Speech and language disorders affect millions of people in the United States. A new LSU Health Sciences Center bird study has identified two tiny molecules as potential regulators of a gene whose mutations cause these impairments. It represents a finding that may have implications for humans.
Led by Dr. Xiao Ching Li at the LSU Health Sciences Center New Orleans Neuroscience Center of Excellence and published recently in The Journal of Neuroscience, the three-year study is another step in research that began in 2001, when scientists in England first identified the gene FOXP2 as being linked to speech and language. The scientists studied a family (known only as the "KE" family) who suffered from severe speech and language disorders. Almost half of its members, across three generations, had these impairments. Studies revealed a chromosomal defect affecting the FOXP2 gene, known as the "language" gene (though it is not the only gene associated with language). Further genetic studies in other people with the same types of disorders confirmed that mutations in the gene are linked to speech and language disorders.
"FOXP2 controls the expression of other genes — several hundred of them — and is very important in the neurocircuits for language," Li says. "We also know it has to be precisely regulated, with too much or too little being a problem. What we realized is that we didn't know what controls FOXP2."

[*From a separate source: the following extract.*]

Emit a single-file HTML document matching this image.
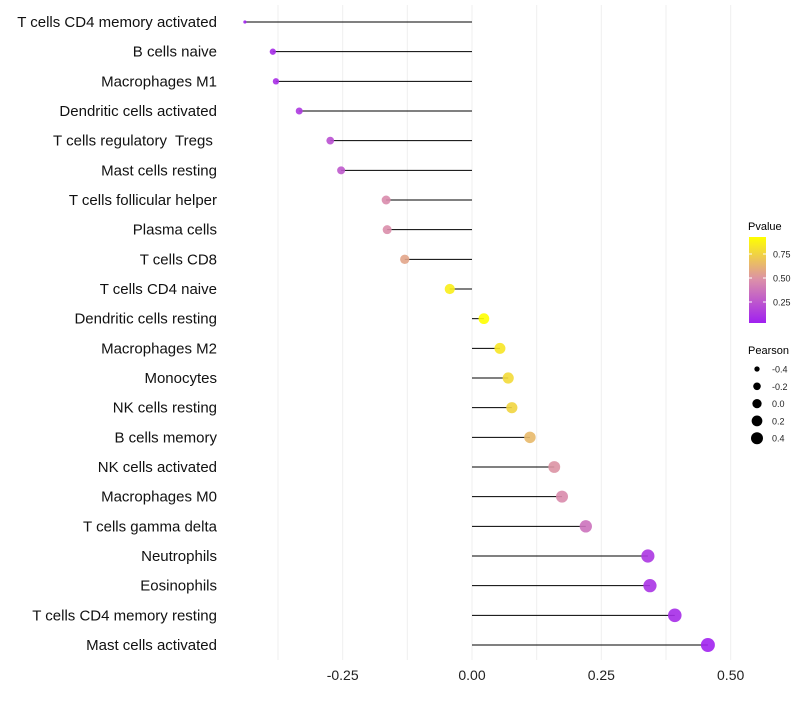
<!DOCTYPE html>
<html><head><meta charset="utf-8"><style>
body{margin:0;background:#fff;font-family:"Liberation Sans",sans-serif}
svg text{font-family:"Liberation Sans",sans-serif;white-space:pre}
</style></head><body>
<svg id="chart" width="800" height="700" xmlns="http://www.w3.org/2000/svg">
<defs><linearGradient id="pg" x1="0" y1="1" x2="0" y2="0">
<stop offset="0" stop-color="#A020F0"/><stop offset="0.5" stop-color="#DB8FAA"/><stop offset="1" stop-color="#FFFF00"/>
</linearGradient></defs>
<g id="grid"></g>
<g id="marks"></g>
<g id="labels"></g>
<g id="xticks"></g>
<g>
<text x="748" y="230" font-size="11">Pvalue</text>
<rect x="749" y="237" width="17" height="86" fill="url(#pg)"/>
<g id="cticks"></g>
</g>
<g id="sizeleg">
<text x="748" y="354" font-size="11">Pearson</text>
</g>
</svg>
<script>
const categories=["T cells CD4 memory activated","B cells naive","Macrophages M1","Dendritic cells activated","T cells regulatory  Tregs ","Mast cells resting","T cells follicular helper","Plasma cells","T cells CD8","T cells CD4 naive","Dendritic cells resting","Macrophages M2","Monocytes","NK cells resting","B cells memory","NK cells activated","Macrophages M0","T cells gamma delta","Neutrophils","Eosinophils","T cells CD4 memory resting","Mast cells activated"];
const pearson=[-0.439,-0.385,-0.379,-0.334,-0.274,-0.253,-0.166,-0.164,-0.130,-0.043,0.023,0.054,0.070,0.077,0.112,0.159,0.174,0.220,0.340,0.344,0.392,0.456];
const pvalues=[0.05,0.09,0.10,0.14,0.23,0.27,0.47,0.48,0.57,0.86,0.93,0.83,0.78,0.76,0.65,0.50,0.47,0.37,0.13,0.12,0.09,0.05];
const xTicks=[-0.25,0,0.25,0.5];
const xTickLabels=["-0.25","0.00","0.25","0.50"];
const colorTicks=[0.25,0.5,0.75];
const sizeLegend=[-0.4,-0.2,0.0,0.2,0.4];
const NS="http://www.w3.org/2000/svg";
const x=v=>472+v*517.3;
const y=i=>22+i*29.667;
const cy=p=>278-(p-0.5)*96;
const r=v=>v<-0.42?1.6:Math.sqrt(Math.max(2.5,27.8+46.5*v));
function lerp(a,b,t){return a.map((c,i)=>Math.round(c+(b[i]-c)*t));}
function col(p){const t=Math.max(0,Math.min(1,(p-0.042)/(0.927-0.042)));
const A=[160,32,240],M=[219,143,170],B=[255,255,0];
const c=t<0.5?lerp(A,M,t/0.5):lerp(M,B,(t-0.5)/0.5);return `rgb(${c})`;}
function mk(tag,at,parent){const e=document.createElementNS(NS,tag);for(const k in at)e.setAttribute(k,at[k]);parent.appendChild(e);return e;}
const grid=document.getElementById('grid'),marks=document.getElementById('marks'),labels=document.getElementById('labels'),xt=document.getElementById('xticks');
for(let g=-0.375;g<=0.51;g+=0.125){const l=mk('line',{x1:x(g),x2:x(g),y1:5,y2:660,stroke:'#efefef','stroke-width':1},grid);

}
categories.forEach((c,i)=>{
const ln=mk('line',{x1:x(0),x2:x(pearson[i]),y1:y(i),y2:y(i),stroke:'#000','stroke-width':1},marks);


const pt=mk('circle',{cx:x(pearson[i]),cy:y(i),r:r(pearson[i]),fill:col(pvalues[i]),'fill-opacity':0.9},marks);


const t=mk('text',{x:217,y:y(i)+5,'text-anchor':'end','font-size':15,fill:'#111'},labels);t.textContent=c;


});
xTicks.forEach((v,i)=>{const t=mk('text',{x:x(v),y:680,'text-anchor':'middle','font-size':14,fill:'#222'},xt);t.textContent=xTickLabels[i];

});
const ct=document.getElementById('cticks');
colorTicks.forEach(p=>{mk('line',{x1:749,x2:752,y1:cy(p),y2:cy(p),stroke:'#fff'},ct);mk('line',{x1:763,x2:766,y1:cy(p),y2:cy(p),stroke:'#fff'},ct);
const t=mk('text',{x:773,y:cy(p)+3.5,'font-size':9,fill:'#222'},ct);t.textContent=p.toFixed(2);

});
const sl=document.getElementById('sizeleg');
const lr=[2.6,3.8,4.6,5.4,6.1];
sizeLegend.forEach((v,i)=>{const yy=369+i*17.3;
const c=mk('circle',{cx:757,cy:yy,r:Math.min(6.1,r(v)*0.88),fill:'#000'},sl);


const t=mk('text',{x:772,y:yy+3.5,'font-size':9,fill:'#222'},sl);t.textContent=v.toFixed(1);

});
</script>
</body></html>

Li hypothesized that microRNAs (miRNAs) might be involved in controlling the language gene. MiRNAs are molecules that regulate the expression of genes.
Li and her team tested their hypothesis on zebra finches, because the vocal learning process in birds is similar to speech and language development in humans, and the underlying sequence and expression of the FOXP2 gene is very similar among higher vertebrates. The team was the first to identify two miRNAs regulating the levels of FOXP2. MiRNAs prevent the production of a particular protein by binding to and destroying the messenger RNA that would have produced the protein. The researchers found that certain microRNAs target specific sequences in the zebra finches' FOXP2 (three prime untranslated regions) and decrease the FOXP2 protein and mRNA expression. Li and her team's hypothesis turned out to be correct.
Li and her team also found that in a zebra finch's brain, these miRNAs are expressed in a structure (the basal ganglia nucleus) that is required for vocal learning and that their function is regulated during that learning process. The researchers also found that the expression of the miRNAs is regulated by the social context of song behavior, specifically in males singing "undirected" songs. ("Undirected" songs are those sung in solitude, while "directed" songs are those used in courtship.)
So what do these findings represent? This study shows a mechanism that regulates FOXP2 expression and suggests that social vocal behavior can influence how language is learned.
In layperson's terms, the finding represents another piece of the puzzle, Li says. "Our next specific step is to find out if by changing the miRNA, will we change FOXP2?" Li says. "We need to see what its impact is on vocal learning behavior."
As for the study's long-term implications and its affect on humans, Li says, "The insights we obtained from studying birds are highly relevant to speech and language in humans and related neural developmental disorders, such as autism. Understanding how miRNAs regulate FOXP2 may open possibilities to influence speech and language development through genetic variations in miRNA genes, as well as behavioral and environmental factors."
Dr. Li's research was funded by the National Institutes of Health and the Brain and Behavior Research Foundation. Her research team included Zhimin Shi, Ph.D., and Lijuan Fu, Ph.D., from the LSU Health Sciences Center New Orleans Neuroscience Center; Zhide Fang, Ph.D., from the LSU Health Sciences Center New Orleans School of Public Health; and Guanzheng Luo, Ph.D., and XiuJie Wang, Ph.D., from the Institute of Genetics and Developmental Biology at the Chinese Academy of Sciences.